Bowl with meandrous-spiral decoration. 4500-4200 B.C.. Pescale (Prignano sul Secchia)

At the beginning of the fifth millennium B.C., the Culture of the Square-Mouthed Vases appeared, which also encompassed the Tyrrhenian belt of Central Italy. Long-distance exchanges enabled the diffusion of obsidian tools, volcanic glass used to obtain sharp artefacts, coming from Sardinia, Lipari and the island of Palmarola. The bowl, typical of the Culture of Square-Mouthed Vases, exhibits meandering and spiral decorations obtained by engraving and excision, with tools that made it possible to cut into the raw clay before firing or even to cut out and remove parts of it (excision).

Palaeolithic and Mesolithic 300,000-9,000 years ago

Double-sided or hand axe made of phtanite. Early Middle Palaeolithic (300,000 years ago).


The first human groups appeared in the Modena area 300,000 years ago. The oldest evidence of the presence of man is represented by chipped stone tools found in the foothills south of the city in the territories of Spilamberto, Castelvetro and Savignano. The territory was frequented by small groups of men who lived in seasonal or temporary camps to hunt and gather plants and fruits. The double-sided tool is a multifunctional instrument with one pointed end and the other rounded, probably for the purpose of grinding and crushing; the sides could be used for scraping and cutting.

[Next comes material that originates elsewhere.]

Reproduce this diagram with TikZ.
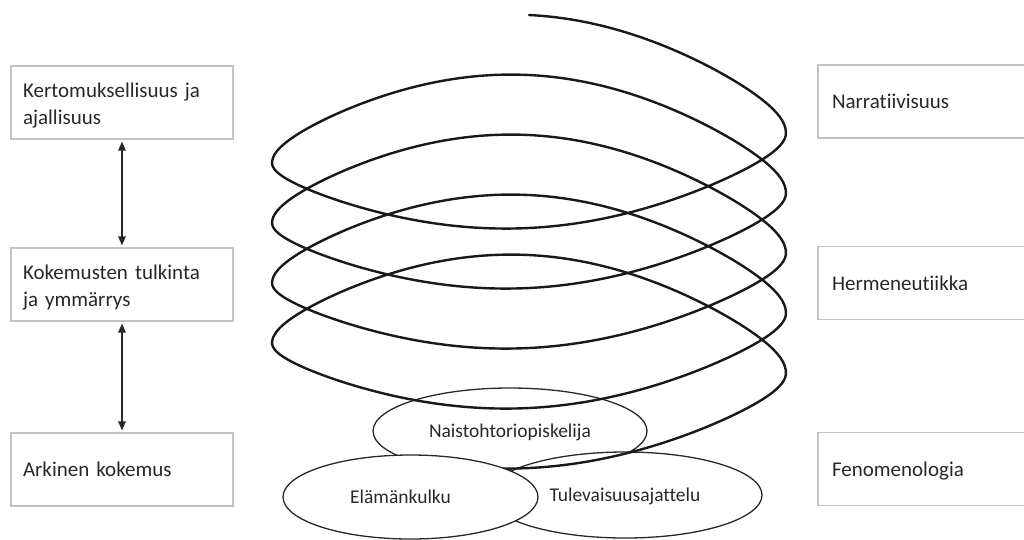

Venus of Savignano (copy) 28,000 – 24,000 years ago

In the Modena area, the only known evidence of the Upper Palaeolithic are some finds unearthed in Pescale, along the Secchia, and the “Venus of Savignano”, artefacts made by Homo sapiens that spread in Europe from 40,000 years ago. The statuette, whose original is made of stone, has been attributed to the Upper Palaeolithic at a time between 28,000 and 24,000 years ago, a period in which numerous female sculptures with identical characteristics are widespread in Europe. The upper part in the shape of an elongated pyramid may allude to the presence of a conical headdress. The presence of enlarged feminine attributes testifies to the significant value given to reproduction and fertility by Palaeolithic populations.